The Stick Handled Athame
I make and sell some really, really nice athames, but it’s labor intensive work so they end up being expensive. It’s nice to have fine tools, but you don’t really need them - you could easily use a kitchen knife as an athame… but I’m thinking that a lot of people would enjoy making an athame for themselves.
I think I’ve figured out a way that almost anybody can make a nice athame quickly and easily, with very few special tools. I call this the Stick Handled Athame because… well… it uses a stick for a handle. You should be able to make one of these for around $30 - 40, even if you have to buy most of the tools. If you follow my instructions, here’s what you’ll end up with:
You will need a few tools and supplies. Here’s what you’ll need (from left to right):
A. A knife blade. The one I’m using is about 6 inches long. You can use a larger one if you like. I suggest that you get your blade from Atlanta Cutlery - they have good blades at excellent prices. Here’s a link: http://www.atlantacutlery.com/c-90-k...-supplies.aspx . They call this one a boot dagger blade, and it costs $13.

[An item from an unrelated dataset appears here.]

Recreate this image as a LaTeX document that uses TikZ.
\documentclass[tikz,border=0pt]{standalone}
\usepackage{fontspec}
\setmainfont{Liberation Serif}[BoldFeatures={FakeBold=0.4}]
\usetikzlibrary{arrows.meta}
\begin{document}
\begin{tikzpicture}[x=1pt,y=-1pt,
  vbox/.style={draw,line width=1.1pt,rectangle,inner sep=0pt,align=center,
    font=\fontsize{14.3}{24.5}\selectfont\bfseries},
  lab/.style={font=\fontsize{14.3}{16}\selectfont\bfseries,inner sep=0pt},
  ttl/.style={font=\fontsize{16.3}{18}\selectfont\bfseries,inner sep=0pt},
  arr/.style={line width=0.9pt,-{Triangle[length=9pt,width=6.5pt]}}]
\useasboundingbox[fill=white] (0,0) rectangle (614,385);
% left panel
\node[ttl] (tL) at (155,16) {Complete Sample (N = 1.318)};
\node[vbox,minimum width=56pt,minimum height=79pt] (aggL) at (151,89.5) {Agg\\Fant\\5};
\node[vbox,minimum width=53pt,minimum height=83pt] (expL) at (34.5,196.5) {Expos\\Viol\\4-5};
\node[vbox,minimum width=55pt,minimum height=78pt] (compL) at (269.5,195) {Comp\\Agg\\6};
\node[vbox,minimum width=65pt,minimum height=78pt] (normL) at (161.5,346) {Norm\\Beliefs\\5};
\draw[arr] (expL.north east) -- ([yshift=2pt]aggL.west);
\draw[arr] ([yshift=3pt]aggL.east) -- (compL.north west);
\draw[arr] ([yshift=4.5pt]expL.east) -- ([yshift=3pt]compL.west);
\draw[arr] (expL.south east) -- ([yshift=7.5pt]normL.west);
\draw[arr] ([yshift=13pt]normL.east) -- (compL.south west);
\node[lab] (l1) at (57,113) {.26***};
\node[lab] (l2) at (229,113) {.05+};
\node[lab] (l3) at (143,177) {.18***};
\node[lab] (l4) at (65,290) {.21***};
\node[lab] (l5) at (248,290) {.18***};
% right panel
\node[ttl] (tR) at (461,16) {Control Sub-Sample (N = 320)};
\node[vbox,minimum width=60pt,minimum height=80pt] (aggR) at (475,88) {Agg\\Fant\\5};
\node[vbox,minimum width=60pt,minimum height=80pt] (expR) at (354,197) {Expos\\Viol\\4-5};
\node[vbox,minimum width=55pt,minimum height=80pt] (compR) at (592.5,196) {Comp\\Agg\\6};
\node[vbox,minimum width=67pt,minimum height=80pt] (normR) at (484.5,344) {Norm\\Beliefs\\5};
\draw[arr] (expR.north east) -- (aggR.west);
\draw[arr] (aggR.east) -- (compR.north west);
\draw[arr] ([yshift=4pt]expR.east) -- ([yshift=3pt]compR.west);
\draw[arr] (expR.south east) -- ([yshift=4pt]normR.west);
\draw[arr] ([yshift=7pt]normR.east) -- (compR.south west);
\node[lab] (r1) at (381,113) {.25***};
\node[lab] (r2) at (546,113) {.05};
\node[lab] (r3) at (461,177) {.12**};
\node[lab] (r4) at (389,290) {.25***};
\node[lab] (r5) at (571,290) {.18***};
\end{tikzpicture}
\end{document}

B. A stick. Ideally you’ll cut a sapling, let it dry in the basement for a year, then use it. Less than ideally you will find a fallen branch and use that. The problem with the branch is that by the time it drops from the tree it has already begun to deteriorate and is more likely to split when you are working with it. If you do use a fallen branch, I recommend that you do the “optional” step of wire wrapping the end - this will keep the wood from breaking later on while you are using it. Or, you could carve out a chunk of wood.
C. Some kind of metal for the guard. I recommend either copper or brass because they are easy to work with. I also suggest that you use 14 or 16 gauge metal (the gauge refers to the thickness) because that would be heavy enough to be substantial, but not so heavy that you’ll have trouble working with it. Your best price for copper or brass will come when you buy a 12” x 12” sheet from a jewelry supply company, like
Contenti (http://www.contenti.com/products/metals/560-123.html), but if you are only making one, you might want to get your small piece of metal from onlinemetals.com (http://www.onlinemetals.com/merchant...253&top_cat=87).

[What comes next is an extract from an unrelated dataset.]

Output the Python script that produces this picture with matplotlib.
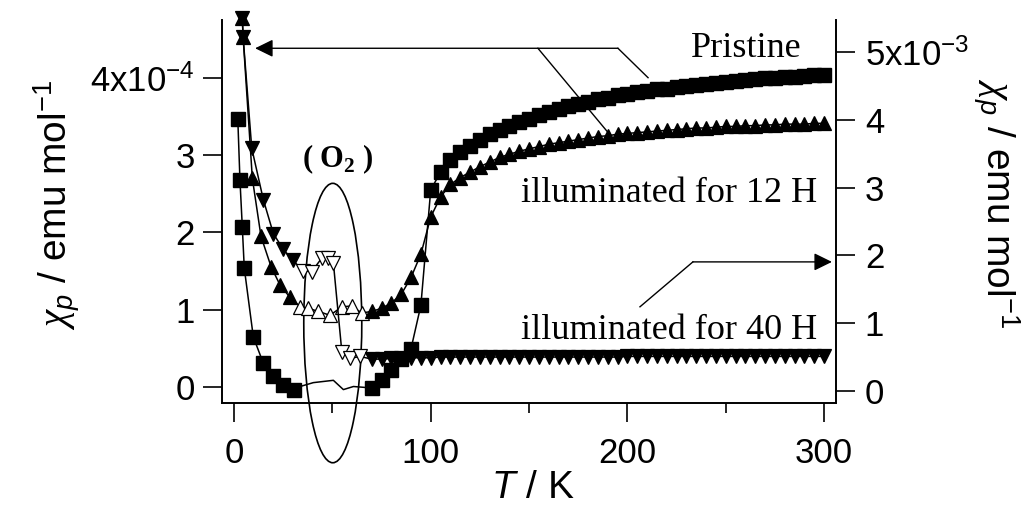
import matplotlib
matplotlib.use("Agg")
import matplotlib.pyplot as plt
from matplotlib.patches import Ellipse

plt.rcParams['font.family'] = ['Liberation Sans', 'DejaVu Sans']
plt.rcParams['mathtext.fontset'] = 'custom'
plt.rcParams['mathtext.rm'] = 'Liberation Sans'
plt.rcParams['mathtext.it'] = 'Liberation Sans:italic'
plt.rcParams['mathtext.bf'] = 'Liberation Sans:bold'
plt.rcParams['mathtext.cal'] = 'Liberation Serif:italic'   # used for the chi

# ---- data ----
# pristine (left axis, x1e-4 emu/mol)
pristine_T = [1.9, 3.0, 4.2, 5.2, 9.8, 14.9, 20.0, 25.1, 30.5,
              33.6, 40.3, 50.5, 55.6, 60.7, 65.7,
              70, 75, 80, 85, 90, 95, 100, 105, 110, 115,
              120, 125, 130, 135, 140, 145, 150, 155, 160, 165,
              170, 175, 180, 185, 190, 195, 200, 205, 210, 215,
              220, 225, 230, 235, 240, 245, 250, 255, 260, 265,
              270, 275, 280, 285, 290, 295, 300]
pristine_chi = [3.47, 2.68, 2.07, 1.54, 0.65, 0.31, 0.14, 0.03, -0.03,
                0.01, 0.06, 0.09, -0.03, 0.01, 0.00,
                -0.01, 0.09, 0.22, 0.37, 0.50, 1.06, 2.55, 2.78, 2.94, 3.04,
                3.12, 3.20, 3.27, 3.33, 3.38, 3.43, 3.47, 3.52, 3.56, 3.59,
                3.63, 3.66, 3.69, 3.72, 3.74, 3.77, 3.79, 3.81, 3.83, 3.85,
                3.86, 3.88, 3.89, 3.91, 3.92, 3.93, 3.95, 3.96, 3.97, 3.98,
                3.99, 4.00, 4.01, 4.01, 4.02, 4.03, 4.04]

# illuminated for 12 H (left axis, x1e-4 emu/mol)
h12_T = [4.2, 4.6, 9.3, 13.7, 18.8, 23.4, 28.5,
         33.6, 37.8, 42.9, 48.8, 54.8, 59.8, 64.9,
         70, 75, 80, 85, 90, 95, 100, 105, 110, 115,
         120, 125, 130, 135, 140, 145, 150, 155, 160, 165,
         170, 175, 180, 185, 190, 195, 200, 205, 210, 215,
         220, 225, 230, 235, 240, 245, 250, 255, 260, 265,
         270, 275, 280, 285, 290, 295, 300]
h12_chi = [4.77, 4.53, 2.70, 1.95, 1.56, 1.32, 1.16,
           1.04, 1.02, 0.98, 0.93, 1.04, 1.05, 0.96,
           0.98, 1.02, 1.09, 1.20, 1.42, 1.72, 2.20, 2.46, 2.62, 2.71,
           2.78, 2.85, 2.91, 2.97, 3.01, 3.05, 3.08, 3.11, 3.14, 3.16,
           3.18, 3.20, 3.22, 3.24, 3.25, 3.27, 3.28, 3.29, 3.30, 3.31,
           3.32, 3.33, 3.34, 3.35, 3.35, 3.36, 3.37, 3.37, 3.38, 3.38,
           3.39, 3.39, 3.40, 3.40, 3.40, 3.41, 3.41]

# illuminated for 40 H (right axis, x1e-3 emu/mol)
h40_T = [4.2, 4.6, 9.0, 14.9, 20.0, 25.0, 29.8,
         35.2, 39.5, 44.6, 48.0, 50.5, 54.8, 59.0, 64.0,
         70, 75, 80, 85, 90, 95, 100, 105, 110, 115,
         120, 125, 130, 135, 140, 145, 150, 155, 160, 165,
         170, 175, 180, 185, 190, 195, 200, 205, 210, 215,
         220, 225, 230, 235, 240, 245, 250, 255, 260, 265,
         270, 275, 280, 285, 290, 295, 300]
h40_chi = [5.50, 5.22, 3.58, 2.82, 2.32, 2.09, 1.93,
           1.77, 1.76, 1.96, 1.96, 1.89, 0.58, 0.48, 0.51,
           0.47, 0.47, 0.48, 0.48, 0.49, 0.49, 0.49, 0.50, 0.50, 0.50,
           0.50, 0.50, 0.50, 0.50, 0.50, 0.50, 0.50, 0.50, 0.50, 0.50,
           0.50, 0.50, 0.50, 0.50, 0.50, 0.50, 0.51, 0.51, 0.51, 0.51,
           0.51, 0.51, 0.51, 0.51, 0.51, 0.51, 0.51, 0.51, 0.51, 0.51,
           0.51, 0.51, 0.51, 0.51, 0.51, 0.51, 0.51]

o2_window = (32, 67)   # O2 region: open symbols / no symbols

left_ticks = [0, 1, 2, 3, 4]
left_ticklabels = ['0', '1', '2', '3', r'4x10$^{\mathregular{-4}}$']
right_ticks = [0, 1, 2, 3, 4, 5]
right_ticklabels = ['0', '1', '2', '3', '4', r'5x10$^{\mathregular{-3}}$']

# ---- figure ----
fig = plt.figure(figsize=(10.28, 5.12), dpi=100)
ax1 = fig.add_axes([0.2160, 0.2129, 0.5973, 0.7480])
ax2 = ax1.twinx()

lw = 1.1
ms_sq = 10.5
ms_tri = 10.5

def inside(t):
    return o2_window[0] < t < o2_window[1]

# pristine: line everywhere, squares outside the O2 window
ax1.plot(pristine_T, [v * 1e-4 for v in pristine_chi], '-', color='k', lw=lw, zorder=3, clip_on=False)
pT = [t for t in pristine_T if not inside(t)]
pC = [v * 1e-4 for t, v in zip(pristine_T, pristine_chi) if not inside(t)]
ax1.plot(pT, pC, 's', color='k', ms=ms_sq, zorder=4, clip_on=False)

# 12 H: up triangles, open inside the O2 window
ax1.plot(h12_T, [v * 1e-4 for v in h12_chi], '-', color='k', lw=lw, zorder=3, clip_on=False)
for t, v in zip(h12_T, h12_chi):
    fc = 'white' if inside(t) else 'k'
    ax1.plot([t], [v * 1e-4], '^', mfc=fc, mec='k', mew=0.9, ms=ms_tri, zorder=4, clip_on=False)

# 40 H: down triangles on the right axis
ax2.plot(h40_T, [v * 1e-3 for v in h40_chi], '-', color='k', lw=lw, zorder=3, clip_on=False)
for t, v in zip(h40_T, h40_chi):
    fc = 'white' if inside(t) else 'k'
    ax2.plot([t], [v * 1e-3], 'v', mfc=fc, mec='k', mew=0.9, ms=ms_tri, zorder=4, clip_on=False)

# axes limits
ax1.set_xlim(-6.1, 306.1)
ax1.set_ylim(-0.203e-4, 4.745e-4)
ax2.set_ylim(-0.177e-3, 5.47e-3)

# spines
for s in ['top', 'right']:
    ax1.spines[s].set_visible(False)
for s in ['top', 'left', 'bottom']:
    ax2.spines[s].set_visible(False)
for a in (ax1, ax2):
    for s in a.spines.values():
        s.set_linewidth(1.4)

# ticks
tick_fs = 25
ax1.set_xticks([0, 100, 200, 300])
ax1.set_xticks([50, 150, 250], minor=True)
ax1.set_xticklabels(['0', '100', '200', '300'])
ax1.set_yticks([v * 1e-4 for v in left_ticks])
ax1.set_yticklabels(left_ticklabels)
ax2.set_yticks([v * 1e-3 for v in right_ticks])
ax2.set_yticklabels(right_ticklabels)
ax1.tick_params(axis='x', which='major', direction='out', length=13.7, width=1.2, pad=11, labelsize=tick_fs)
ax1.tick_params(axis='x', which='minor', direction='out', length=7.2, width=1.2)
ax1.tick_params(axis='y', which='major', direction='out', length=13.7, width=1.2, pad=6, labelsize=tick_fs)
ax2.tick_params(axis='y', which='major', direction='out', length=13.7, width=1.2, pad=7, labelsize=tick_fs)

# axis labels
ylab = r'$\mathcal{\chi}_p$ / emu mol$^{\mathregular{-1}}$'
fig.text(533 / 1028, 1 - 488 / 512, r'$T$ / K', ha='center', va='center', fontsize=28)
fig.text(57 / 1028, 1 - 205 / 512, ylab, rotation=90, ha='center', va='center', fontsize=28)
fig.text(996 / 1028, 1 - 203 / 512, ylab, rotation=270, ha='center', va='center', fontsize=28)

# O2 ellipse and label
ax1.add_patch(Ellipse((50.2, 0.83e-4), 29.5, 3.61e-4, fill=False, ec='k', lw=1.2,
                      zorder=2, clip_on=False))
ax1.text(52.9, 2.846e-4, r'( O$_{\mathregular{2}}$ )', ha='center', va='baseline',
         family='Liberation Serif', weight='bold', fontsize=22)

# series labels
serif = dict(family='Liberation Serif', fontsize=26, ha='right', va='baseline')
ax1.text(288.8, 4.27e-4, 'Pristine', **serif)
ax1.text(296.4, 2.39e-4, 'illuminated for 12 H', **serif)
ax1.text(296.4, 0.624e-4, 'illuminated for 40 H', **serif)

# pointer lines: Pristine / 12 H -> left axis
arrow = dict(arrowstyle='-|>,head_length=0.55,head_width=0.27', color='k', lw=1,
             shrinkA=0, shrinkB=0, mutation_scale=20)
ax1.annotate('', xy=(10.7, 4.38e-4), xytext=(195.2, 4.38e-4), arrowprops=arrow,
             annotation_clip=False, zorder=1)
ax1.plot([195.2, 210.5], [4.38e-4, 4.0e-4], '-', color='k', lw=1, zorder=1)
ax1.plot([154.5, 191.2], [4.38e-4, 3.26e-4], '-', color='k', lw=1, zorder=1)
# 40 H -> right axis
ax1.plot([206.4, 233.3], [1.04e-4, 1.62e-4], '-', color='k', lw=1, zorder=1)
ax1.annotate('', xy=(304.0, 1.62e-4), xytext=(233.3, 1.62e-4), arrowprops=arrow,
             annotation_clip=False, zorder=1)

fig.savefig('out.png', dpi=100)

D. A set of files. The set I have pictured comes from Home Depot, and cost about $12. It has every thing you’ll need. It even comes with file handles!
E. Copper or brass wire. I suggest 18 or 20 gauge. You can get a spool of this from most hardware stores (like Ace) for around $5. This is optional, by the way, but I think it’s a nice touch.
F. Sandpaper. Get a variety pack of wet/dry sandpaper. This will work on both metal and wood.
G. Miscellaneous stuff - masking tape, pencil, two part epoxy glue, flat sticks, ruler, hack saw and hack saw blades, wood saw, a bunch of heavy rubber bands, a center punch, hammer, assorted drill bits and a drill.
---------- Post added at 09:18 PM ---------- Previous post was at 09:07 PM ----------
Here’s What You Gotta Do:
1. Saw your stick to the correct length. Using a wood saw (I’m using a coping saw because it was still lying around from the bone thing), cut off one end of the stick cleanly, use your fist to measure the length, and cut off the other end. Make it a bit bigger than your fist - it’ll be more comfortable to hold.
2. Drill a hole in the stick for the tang to go into. The “tang” is the part of the blade that holds it in the handle - you’ll need a drill bit that is about the same width as the tang of the blade closest to the blade. For the blade I’m using, a half inch drill is just right.
Now there’s a problem with this step. If you push a drill through the end of a stick, the drill exerts pressure outward, which will cause the stick to split, unless you can exert pressure inward to counteract the outer pressure.
For this purpose, I will use the wonder product known as “masking tape.” If your stick has bark on it, and you want to keep the bark, wrap a piece of paper tightly around the stick, and wrap several thick layers of masking tape around each end of the stick, and around the middle. See the red arrows in the following picture:
If you happen to have a vice, you can clamp the stick in a vice for drilling (notice that I’ve wrapped the stick in thick paper toweling to keep the vice’ jaws from chewing it up). If you don’t have a vice, somebody will have to hold the stick for you while you drill it.
Although I need to drill a half inch hole to fit the tang, I’m going to two-step it by drilling a hole with a smaller drill bit, then drill it out again with the half inch drill. This is another precaution to keep it from splitting.
3. Cut the tang to fit. Slide the tang into the hole in the stick you just drilled (you can take the paper and masking tape off). It most likely won’t go in all the way because the hole won’t be deep enough. You’ll have to cut a chunk off the tang to get it to fit right. For that, use a hack saw with a brand new, never been use blade - hardened steel is a bear to cut, and a dull blade won’t do it. Notice that I’m using the vice again, with the blade wrapped in thick paper towel to keep the vice’ jaws from chewing it up. Again, if you don’t have a vice, somebody can hold the blade for you while you cut.